— begin Data extract —

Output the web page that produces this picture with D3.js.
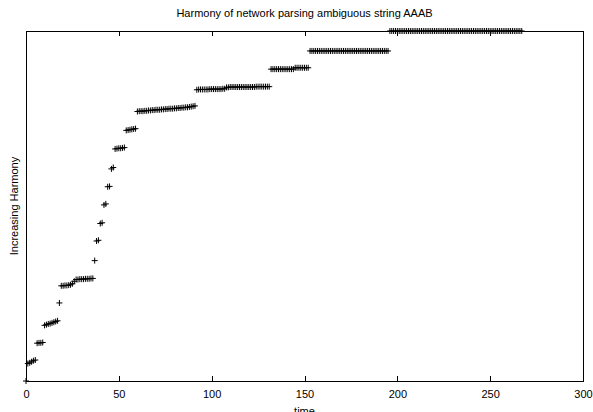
<!DOCTYPE html>
<html>
<head>
<meta charset="utf-8">
<script src="https://cdn.jsdelivr.net/npm/d3@7"></script>
<style>
  body { margin: 0; background: #fff; }
  svg { display: block; font-family: "Liberation Sans", Arial, sans-serif; }
  .tick line, rect.frame { shape-rendering: crispEdges; }
</style>
</head>
<body>
<div id="container"></div>
<script>
// harmony value at each time step (index = time)
const harmony = [
  0, 5.0, 5.2, 5.5, 5.8, 6.0, 10.8, 10.9, 10.9, 11.0,
  15.9, 16.1, 16.3, 16.4, 16.6, 16.8, 17.0, 17.2, 22.3, 27.2,
  27.2, 27.3, 27.3, 27.4, 27.5, 27.8, 28.5, 29.0, 29.0, 29.1,
  29.1, 29.1, 29.2, 29.2, 29.2, 29.3, 29.3, 34.4, 40.0, 40.2,
  45.0, 45.2, 50.3, 50.6, 55.5, 55.6, 60.6, 61.0, 66.3, 66.4,
  66.5, 66.5, 66.6, 66.7, 71.6, 71.7, 71.8, 71.9, 72.0, 72.1,
  77.0, 77.1, 77.1, 77.1, 77.2, 77.2, 77.3, 77.3, 77.4, 77.4,
  77.5, 77.5, 77.5, 77.6, 77.6, 77.7, 77.7, 77.8, 77.8, 77.8,
  77.9, 77.9, 78.0, 78.0, 78.1, 78.1, 78.2, 78.2, 78.3, 78.4,
  78.5, 78.6, 83.2, 83.3, 83.3, 83.3, 83.3, 83.3, 83.3, 83.4,
  83.4, 83.4, 83.4, 83.4, 83.4, 83.4, 83.5, 83.5, 83.9, 83.9,
  84.0, 84.0, 84.0, 84.0, 84.0, 84.0, 84.0, 84.0, 84.0, 84.0,
  84.0, 84.0, 84.0, 84.0, 84.1, 84.1, 84.1, 84.1, 84.1, 84.1,
  84.1, 84.1, 89.1, 89.1, 89.1, 89.1, 89.1, 89.1, 89.1, 89.1,
  89.1, 89.1, 89.1, 89.1, 89.1, 89.5, 89.5, 89.5, 89.5, 89.5,
  89.5, 89.5, 89.5, 94.3, 94.3, 94.3, 94.3, 94.3, 94.3, 94.3,
  94.3, 94.3, 94.3, 94.3, 94.3, 94.3, 94.3, 94.3, 94.3, 94.3,
  94.3, 94.3, 94.3, 94.3, 94.3, 94.3, 94.3, 94.3, 94.3, 94.3,
  94.3, 94.3, 94.3, 94.3, 94.3, 94.3, 94.3, 94.3, 94.3, 94.3,
  94.3, 94.3, 94.3, 94.3, 94.3, 94.3, 100, 100, 100, 100,
  100, 100, 100, 100, 100, 100, 100, 100, 100, 100,
  100, 100, 100, 100, 100, 100, 100, 100, 100, 100,
  100, 100, 100, 100, 100, 100, 100, 100, 100, 100,
  100, 100, 100, 100, 100, 100, 100, 100, 100, 100,
  100, 100, 100, 100, 100, 100, 100, 100, 100, 100,
  100, 100, 100, 100, 100, 100, 100, 100, 100, 100,
  100, 100, 100, 100, 100, 100, 100, 100
];
const xTicks = [0, 50, 100, 150, 200, 250, 300];
const xDomain = [0, 300];
const yDomain = [0, 100];
const title = "Harmony of network parsing ambiguous string AAAB";
const xLabel = "time";
const yLabel = "Increasing Harmony";

const w = 593, h = 412;
const margin = {top: 31, right: 10, bottom: 31, left: 26};
const plotW = 583 - margin.left;
const plotH = 381 - margin.top;

// CHART
const chart = d3.select('#container')
                .append('svg')
                .attr('width', w)
                .attr('height', h);

const x = d3.scaleLinear()
            .domain(xDomain)
            .range([margin.left, margin.left + plotW]);

const y = d3.scaleLinear()
            .domain(yDomain)
            .range([margin.top + plotH, margin.top]);

// AXES - bottom with labels, top mirrored ticks, ticks point inward
const xAxis = d3.axisBottom(x)
                .tickValues(xTicks)
                .tickSizeInner(-5)
                .tickSizeOuter(0)
                .tickPadding(9);

chart.append('g')
     .attr('transform', `translate(0, ${margin.top + plotH})`)
     .call(xAxis)
     .call(g => g.select('.domain').remove())
     .call(g => g.selectAll('text').attr('font-size', 11).attr('fill', '#000').attr('font-family', null));

chart.append('g')
     .attr('transform', `translate(0, ${margin.top})`)
     .call(d3.axisTop(x).tickValues(xTicks).tickSizeInner(-5).tickSizeOuter(0).tickFormat(''))
     .call(g => g.select('.domain').remove());

// frame
chart.append('rect')
     .attr('class', 'frame')
     .attr('x', margin.left)
     .attr('y', margin.top)
     .attr('width', plotW)
     .attr('height', plotH)
     .attr('fill', 'none')
     .attr('stroke', '#000')
     .attr('stroke-width', 1);

// TITLES
chart.append('text')
     .attr('x', margin.left + plotW / 2)
     .attr('y', 17)
     .attr('text-anchor', 'middle')
     .attr('font-size', 11)
     .text(title);

chart.append('text')
     .attr('x', margin.left + plotW / 2)
     .attr('y', 415)
     .attr('text-anchor', 'middle')
     .attr('font-size', 11)
     .text(xLabel);

chart.append('text')
     .attr('transform', `translate(18, ${margin.top + plotH / 2}) rotate(-90)`)
     .attr('text-anchor', 'middle')
     .attr('font-size', 11)
     .text(yLabel);

// POINTS - plus markers
chart.append('g')
     .selectAll('path')
     .data(harmony)
     .enter()
     .append('path')
     .attr('transform', (d, i) => `translate(${x(i)}, ${y(d)})`)
     .attr('d', 'M-3,0H3M0,-3V3')
     .attr('stroke', '#000')
     .attr('stroke-width', 1)
     .attr('fill', 'none');
</script>
</body>
</html>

— end Data extract —

What to do: Quote every line word for word and keep the images out of the copy.

Reply to the exercise:
Output the web page that produces this picture with D3.js.
<!DOCTYPE html>
<html>
<head>
<meta charset="utf-8">
<script src="https://cdn.jsdelivr.net/npm/d3@7"></script>
<style>
  body { margin: 0; background: #fff; }
  svg { display: block; font-family: "Liberation Sans", Arial, sans-serif; }
  .tick line, rect.frame { shape-rendering: crispEdges; }
</style>
</head>
<body>
<div id="container"></div>
<script>
// harmony value at each time step (index = time)
const harmony = [
  0, 5.0, 5.2, 5.5, 5.8, 6.0, 10.8, 10.9, 10.9, 11.0,
  15.9, 16.1, 16.3, 16.4, 16.6, 16.8, 17.0, 17.2, 22.3, 27.2,
  27.2, 27.3, 27.3, 27.4, 27.5, 27.8, 28.5, 29.0, 29.0, 29.1,
  29.1, 29.1, 29.2, 29.2, 29.2, 29.3, 29.3, 34.4, 40.0, 40.2,
  45.0, 45.2, 50.3, 50.6, 55.5, 55.6, 60.6, 61.0, 66.3, 66.4,
  66.5, 66.5, 66.6, 66.7, 71.6, 71.7, 71.8, 71.9, 72.0, 72.1,
  77.0, 77.1, 77.1, 77.1, 77.2, 77.2, 77.3, 77.3, 77.4, 77.4,
  77.5, 77.5, 77.5, 77.6, 77.6, 77.7, 77.7, 77.8, 77.8, 77.8,
  77.9, 77.9, 78.0, 78.0, 78.1, 78.1, 78.2, 78.2, 78.3, 78.4,
  78.5, 78.6, 83.2, 83.3, 83.3, 83.3, 83.3, 83.3, 83.3, 83.4,
  83.4, 83.4, 83.4, 83.4, 83.4, 83.4, 83.5, 83.5, 83.9, 83.9,
  84.0, 84.0, 84.0, 84.0, 84.0, 84.0, 84.0, 84.0, 84.0, 84.0,
  84.0, 84.0, 84.0, 84.0, 84.1, 84.1, 84.1, 84.1, 84.1, 84.1,
  84.1, 84.1, 89.1, 89.1, 89.1, 89.1, 89.1, 89.1, 89.1, 89.1,
  89.1, 89.1, 89.1, 89.1, 89.1, 89.5, 89.5, 89.5, 89.5, 89.5,
  89.5, 89.5, 89.5, 94.3, 94.3, 94.3, 94.3, 94.3, 94.3, 94.3,
  94.3, 94.3, 94.3, 94.3, 94.3, 94.3, 94.3, 94.3, 94.3, 94.3,
  94.3, 94.3, 94.3, 94.3, 94.3, 94.3, 94.3, 94.3, 94.3, 94.3,
  94.3, 94.3, 94.3, 94.3, 94.3, 94.3, 94.3, 94.3, 94.3, 94.3,
  94.3, 94.3, 94.3, 94.3, 94.3, 94.3, 100, 100, 100, 100,
  100, 100, 100, 100, 100, 100, 100, 100, 100, 100,
  100, 100, 100, 100, 100, 100, 100, 100, 100, 100,
  100, 100, 100, 100, 100, 100, 100, 100, 100, 100,
  100, 100, 100, 100, 100, 100, 100, 100, 100, 100,
  100, 100, 100, 100, 100, 100, 100, 100, 100, 100,
  100, 100, 100, 100, 100, 100, 100, 100, 100, 100,
  100, 100, 100, 100, 100, 100, 100, 100
];
const xTicks = [0, 50, 100, 150, 200, 250, 300];
const xDomain = [0, 300];
const yDomain = [0, 100];
const title = "Harmony of network parsing ambiguous string AAAB";
const xLabel = "time";
const yLabel = "Increasing Harmony";

const w = 593, h = 412;
const margin = {top: 31, right: 10, bottom: 31, left: 26};
const plotW = 583 - margin.left;
const plotH = 381 - margin.top;

// CHART
const chart = d3.select('#container')
                .append('svg')
                .attr('width', w)
                .attr('height', h);

const x = d3.scaleLinear()
            .domain(xDomain)
            .range([margin.left, margin.left + plotW]);

const y = d3.scaleLinear()
            .domain(yDomain)
            .range([margin.top + plotH, margin.top]);

// AXES - bottom with labels, top mirrored ticks, ticks point inward
const xAxis = d3.axisBottom(x)
                .tickValues(xTicks)
                .tickSizeInner(-5)
                .tickSizeOuter(0)
                .tickPadding(9);

chart.append('g')
     .attr('transform', `translate(0, ${margin.top + plotH})`)
     .call(xAxis)
     .call(g => g.select('.domain').remove())
     .call(g => g.selectAll('text').attr('font-size', 11).attr('fill', '#000').attr('font-family', null));

chart.append('g')
     .attr('transform', `translate(0, ${margin.top})`)
     .call(d3.axisTop(x).tickValues(xTicks).tickSizeInner(-5).tickSizeOuter(0).tickFormat(''))
     .call(g => g.select('.domain').remove());

// frame
chart.append('rect')
     .attr('class', 'frame')
     .attr('x', margin.left)
     .attr('y', margin.top)
     .attr('width', plotW)
     .attr('height', plotH)
     .attr('fill', 'none')
     .attr('stroke', '#000')
     .attr('stroke-width', 1);

// TITLES
chart.append('text')
     .attr('x', margin.left + plotW / 2)
     .attr('y', 17)
     .attr('text-anchor', 'middle')
     .attr('font-size', 11)
     .text(title);

chart.append('text')
     .attr('x', margin.left + plotW / 2)
     .attr('y', 415)
     .attr('text-anchor', 'middle')
     .attr('font-size', 11)
     .text(xLabel);

chart.append('text')
     .attr('transform', `translate(18, ${margin.top + plotH / 2}) rotate(-90)`)
     .attr('text-anchor', 'middle')
     .attr('font-size', 11)
     .text(yLabel);

// POINTS - plus markers
chart.append('g')
     .selectAll('path')
     .data(harmony)
     .enter()
     .append('path')
     .attr('transform', (d, i) => `translate(${x(i)}, ${y(d)})`)
     .attr('d', 'M-3,0H3M0,-3V3')
     .attr('stroke', '#000')
     .attr('stroke-width', 1)
     .attr('fill', 'none');
</script>
</body>
</html>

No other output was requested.